Lawson, John, Biomedical Engineering - School of Engineering and Applied Science, University of Virginia
Sheffield, Nathan, MD-PBHS Public Health Sciences Admin, University of Virginia

A key challenge in epigenetics is to determine the biological significance of high-dimensional genome-scale epigenetic data. In this dissertation, I present two methods that address this challenge and build on those methods to analyze DNA methylation subtypes in elderly acute myeloid leukemia (AML). The first method MIRA aggregates genome-scale DNA methylation data into a DNA methylation profile for independent region sets with shared biological annotation. Using this profile, MIRA infers and scores the collective regulatory activity for each region set. MIRA facilitates regulatory analysis in situations where classical regulatory assays would be difficult and allows public sources of open chromatin and protein binding regions to be leveraged for novel insight into the regulatory state of DNA methylation datasets. The second method COCOA is a computational framework that
uses covariation of epigenetic signals across individuals and a database
of region sets to annotate epigenetic heterogeneity. COCOA is the first
such tool for DNA methylation data and can also analyze any epigenetic
signal with genomic coordinates. I demonstrate COCOA's utility by
analyzing DNA methylation, ATAC-seq, and multi-omic data in supervised
and unsupervised analyses, showing that COCOA provides new understanding
of inter-sample epigenetic variation. The MIRA and COCOA methods are available as Bioconductor R packages. Finally, I characterize DNA methylation subtypes in elderly AML. In AML, there is frequently epigenetic dysregulation, including dysregulation of DNA methylation.
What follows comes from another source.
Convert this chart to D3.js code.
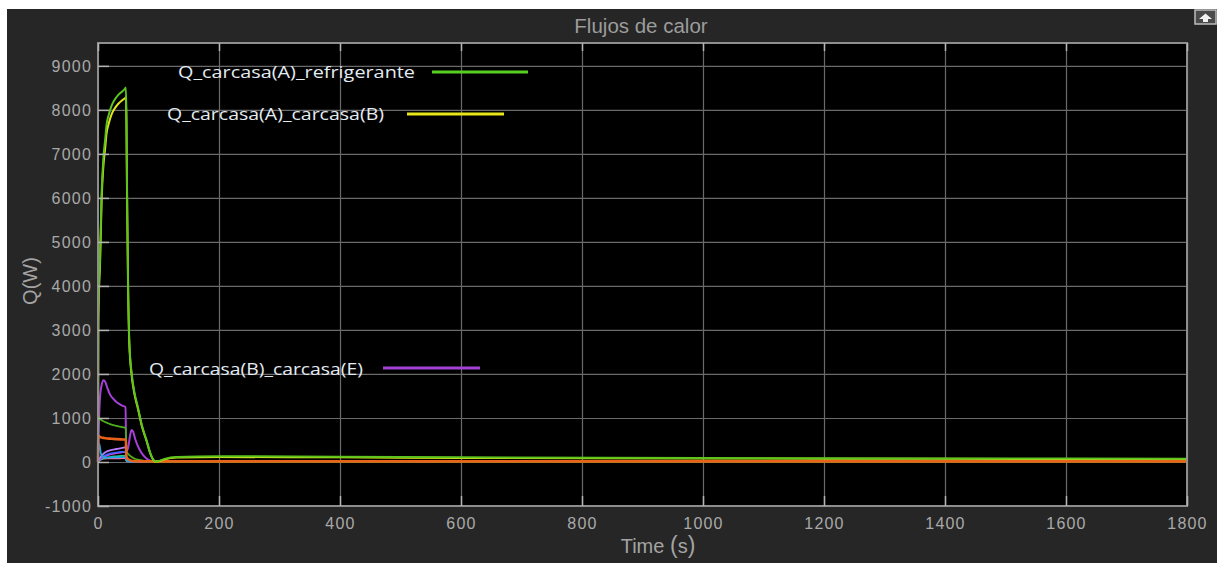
<!DOCTYPE html>
<html>
<head>
<meta charset="utf-8">
<script src="https://cdn.jsdelivr.net/npm/d3@7"></script>
<style>
  html, body { margin: 0; padding: 0; background: #ffffff; }
  svg { display: block; }
</style>
</head>
<body>
<svg id="chart" width="1217" height="563"></svg>
<script>
// Heat flows between casing nodes and the coolant (W) over simulated time (s)
const xTicks = [0, 200, 400, 600, 800, 1000, 1200, 1400, 1600, 1800];
const yTicks = [-1000, 0, 1000, 2000, 3000, 4000, 5000, 6000, 7000, 8000, 9000];

// Q_carcasa(A)_refrigerante
const tRefrig = [0, 0.5, 1, 2, 3.3, 6, 8.8, 12, 14, 18, 22, 27, 33.6, 40, 44, 46, 47, 48, 49.6, 51.7, 55.7, 60, 66, 73, 80.5, 86, 91, 95, 100, 110, 130, 200, 400, 600, 1000, 1400, 1800];
const qRefrig = [0, 3270, 3700, 4200, 4600, 6130, 6890, 7350, 7650, 7900, 8080, 8220, 8340, 8420, 8470, 8510, 7900, 6200, 4200, 2770, 2010, 1600, 1240, 810, 480, 220, 60, 10, 20, 70, 115, 130, 120, 105, 90, 80, 75];

// Q_carcasa(A)_carcasa(B)
const tAB = [0, 0.5, 1, 2, 3.3, 6, 8.8, 12, 14, 18, 22, 27, 33.6, 40, 44, 46, 47, 48, 49.6, 51.7, 55.7, 60, 66, 73, 80.5, 86, 91, 95, 100, 110, 130, 200, 400, 600, 1000, 1400, 1800];
const qAB = [0, 3100, 3550, 4050, 4450, 5950, 6700, 7150, 7450, 7700, 7880, 8020, 8140, 8220, 8260, 8280, 7700, 6050, 4100, 2700, 1960, 1560, 1210, 790, 470, 210, 55, 8, 15, 60, 100, 112, 105, 92, 80, 72, 68];

// Q_carcasa(B)_carcasa(E)
const tBE = [0, 1, 3, 6, 9, 12, 16, 20, 25, 30, 35, 40, 45.5, 46.5, 48, 50, 53, 55.5, 58, 62, 68, 75, 82, 90, 100, 200, 600, 1000, 1800];
const qBE = [0, 600, 1400, 1750, 1860, 1820, 1660, 1530, 1440, 1370, 1320, 1280, 1250, 320, 260, 340, 600, 725, 690, 500, 300, 150, 60, 12, 0, 4, 3, 2, 2];

// remaining (unlabelled) heat flows, sampled on a shared time grid
const tOther = [0, 0.5, 2, 5, 10, 15, 20, 30, 40, 46, 47, 50, 55, 60, 70, 80, 90, 100, 150, 300, 600, 1000, 1400, 1800];
const qGreen2  = [0, 1050, 1000, 960, 920, 890, 860, 820, 790, 770, 250, 180, 120, 80, 40, 15, 5, 0, 0, 0, 0, 0, 0, 0];
const qOrange  = [0, 600, 580, 560, 545, 535, 530, 520, 512, 508, 120, 60, 30, 20, 15, 15, 15, 15, 15, 15, 15, 15, 15, 15];
const qCyan    = [0, 250, 420, 180, 110, 100, 100, 105, 110, 115, 40, 20, 10, 5, 2, 0, 0, 0, 0, 0, 0, 0, 0, 0];
const qLilac   = [0, 20, 60, 130, 200, 240, 265, 295, 320, 335, 60, 30, 15, 8, 4, 2, 0, 0, 0, 0, 0, 0, 0, 0];
const qBlue    = [0, 10, 40, 90, 140, 170, 190, 215, 230, 235, 40, 20, 10, 5, 2, 0, 0, 0, 0, 0, 0, 0, 0, 0];
const qMagenta = [0, 5, 30, 70, 120, 150, 170, 200, 220, 230, 50, 25, 10, 5, 2, 0, 0, 0, 0, 0, 0, 0, 0, 0];
const qTeal    = [0, 5, 20, 50, 80, 100, 115, 130, 140, 145, 30, 15, 8, 4, 2, 0, 0, 0, 0, 0, 0, 0, 0, 0];
const qPink    = [0, 30, 60, 70, 75, 78, 80, 82, 84, 85, 20, 10, 5, 2, 0, 0, 0, 0, 0, 0, 0, 0, 0, 0];

const legendLabels = ["Q_carcasa(A)_refrigerante", "Q_carcasa(A)_carcasa(B)", "Q_carcasa(B)_carcasa(E)"];

const svg = d3.select("#chart");
const W = 1217, H = 563;
const plot = { left: 98, top: 43, right: 1187, bottom: 506 };

// dark figure panel
svg.append("rect").attr("x", 7).attr("y", 9).attr("width", W - 7).attr("height", H - 9).attr("fill", "#262626");

const x = d3.scaleLinear().domain([0, 1800]).range([plot.left, plot.right]);
const y = d3.scaleLinear().domain([-1000, 9520]).range([plot.bottom, plot.top]);

svg.append("rect")
  .attr("x", plot.left).attr("y", plot.top)
  .attr("width", plot.right - plot.left).attr("height", plot.bottom - plot.top)
  .attr("fill", "#000000");

// grid
const grid = svg.append("g").attr("class", "grid");
grid.append("g").attr("transform", `translate(0,${plot.bottom})`)
  .call(d3.axisBottom(x).tickValues(xTicks).tickSize(-(plot.bottom - plot.top)).tickFormat(""));
grid.append("g").attr("transform", `translate(${plot.left},0)`)
  .call(d3.axisLeft(y).tickValues(yTicks).tickSize(-(plot.right - plot.left)).tickFormat(""));
grid.selectAll(".domain").remove();
grid.selectAll(".tick line").attr("stroke", "#6a6a6a").attr("stroke-width", 1.2);

// curves
const line = d3.line().x(d => x(d[0])).y(d => y(d[1])).curve(d3.curveMonotoneX);
const zip = (t, q) => t.map((v, i) => [v, q[i]]);

const series = [
  { t: tOther, q: qPink,    color: "#ff6a9a", w: 1.6 },
  { t: tOther, q: qTeal,    color: "#22c890", w: 1.6 },
  { t: tOther, q: qMagenta, color: "#e040e0", w: 1.6 },
  { t: tOther, q: qBlue,    color: "#3a62ff", w: 1.6 },
  { t: tOther, q: qLilac,   color: "#b47cf5", w: 1.8 },
  { t: tOther, q: qCyan,    color: "#1ea8e6", w: 1.8 },
  { t: tBE,    q: qBE,      color: "#a640d8", w: 2.0 },
  { t: tOther, q: qGreen2,  color: "#4aae1e", w: 1.8 },
  { t: tOther, q: qOrange,  color: "#e8621c", w: 2.6 },
  { t: tAB,    q: qAB,      color: "#e2e21c", w: 2.0 },
  { t: tRefrig, q: qRefrig, color: "#5cc41c", w: 2.0 }
];

const curves = svg.append("g");
curves.selectAll("path")
  .data(series)
  .join("path")
  .attr("d", s => line(zip(s.t, s.q)))
  .attr("fill", "none")
  .attr("stroke", s => s.color)
  .attr("stroke-width", s => s.w)
  .attr("stroke-linejoin", "round");

// frame
svg.append("rect")
  .attr("x", plot.left).attr("y", plot.top)
  .attr("width", plot.right - plot.left).attr("height", plot.bottom - plot.top)
  .attr("fill", "none").attr("stroke", "#8e8e8e").attr("stroke-width", 2);

// inner ticks and labels
const tickFont = "'Liberation Sans', Arial, sans-serif";
const fmt = v => String(v);
const yAxis = svg.append("g").attr("transform", `translate(${plot.left},0)`)
  .call(d3.axisLeft(y).tickValues(yTicks).tickSize(-11).tickPadding(6).tickFormat(fmt));
const xAxis = svg.append("g").attr("transform", `translate(0,${plot.bottom})`)
  .call(d3.axisBottom(x).tickValues(xTicks).tickSize(-10).tickPadding(11.6).tickFormat(fmt));
const xTop = svg.append("g").attr("transform", `translate(0,${plot.top})`)
  .call(d3.axisTop(x).tickValues(xTicks).tickSize(-8).tickFormat(""));
[yAxis, xAxis, xTop].forEach(g => {
  g.select(".domain").remove();
  g.selectAll(".tick line").attr("stroke", "#b4b4b4").attr("stroke-width", 1.5);
  g.selectAll("text")
    .attr("fill", "#a9a9a9")
    .style("font-family", tickFont)
    .style("font-size", "16px")
    .style("letter-spacing", "1.2px");
});

// title and axis labels
svg.append("text")
  .attr("x", 641).attr("y", 33)
  .attr("text-anchor", "middle")
  .attr("fill", "#9c9c9c")
  .style("font-family", tickFont)
  .style("font-size", "20.5px")
  .text("Flujos de calor");

svg.append("text")
  .attr("transform", "translate(37,281) rotate(-90)")
  .attr("text-anchor", "middle")
  .attr("fill", "#a4a4a4")
  .style("font-family", tickFont)
  .style("font-size", "20px")
  .text("Q(W)");

const xl = svg.append("text")
  .attr("x", 658).attr("y", 553)
  .attr("text-anchor", "middle")
  .attr("fill", "#a4a4a4")
  .style("font-family", tickFont)
  .style("font-size", "20px");
xl.append("tspan").text("Time ");
xl.append("tspan").style("font-size", "23px").text("(");
xl.append("tspan").text("s");
xl.append("tspan").style("font-size", "23px").text(")");

// in-plot legend annotations
const legendSpec = [
  { label: legendLabels[0], color: "#58cf1e", tx: 178, ty: 78, tw: 237, lx1: 432, lx2: 528, ly: 72 },
  { label: legendLabels[1], color: "#e6e61a", tx: 167, ty: 120, tw: 217, lx1: 407, lx2: 504, ly: 114 },
  { label: legendLabels[2], color: "#a542d6", tx: 149, ty: 375, tw: 214, lx1: 383, lx2: 480, ly: 368 }
];
const leg = svg.append("g");
legendSpec.forEach(d => {
  leg.append("text")
    .attr("x", d.tx).attr("y", d.ty)
    .attr("textLength", d.tw).attr("lengthAdjust", "spacingAndGlyphs")
    .attr("fill", "#e4ecf3")
    .style("font-family", "'Open Sans', 'Noto Sans', sans-serif")
    .style("font-size", "16.5px")
    .text(d.label);
  leg.append("line")
    .attr("x1", d.lx1).attr("x2", d.lx2).attr("y1", d.ly).attr("y2", d.ly)
    .attr("stroke", d.color).attr("stroke-width", 3);
});

// undock button in the corner
const btn = svg.append("g").attr("transform", "translate(1195,10)");
btn.append("rect").attr("width", 21).attr("height", 14).attr("fill", "#4a4a4a").attr("stroke", "#bdbdbd").attr("stroke-width", 1.5);
btn.append("path").attr("d", "M4,9 L10.5,3.5 L17,9 L13,9 L13,12 L8,12 L8,9 Z").attr("fill", "#f2f2f2");
</script>
</body>
</html>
DNA methylation subtypes of AML can have different survival outcomes and mechanisms of dysregulation. In this study, I identify DNA methylation variation in regions related to stemness, differentiation, and hematopoietic cell type. Through a clustering analysis, I show that there are non-exclusive epigenetic subtypes depending on regions examined, with differing gene regulatory implications.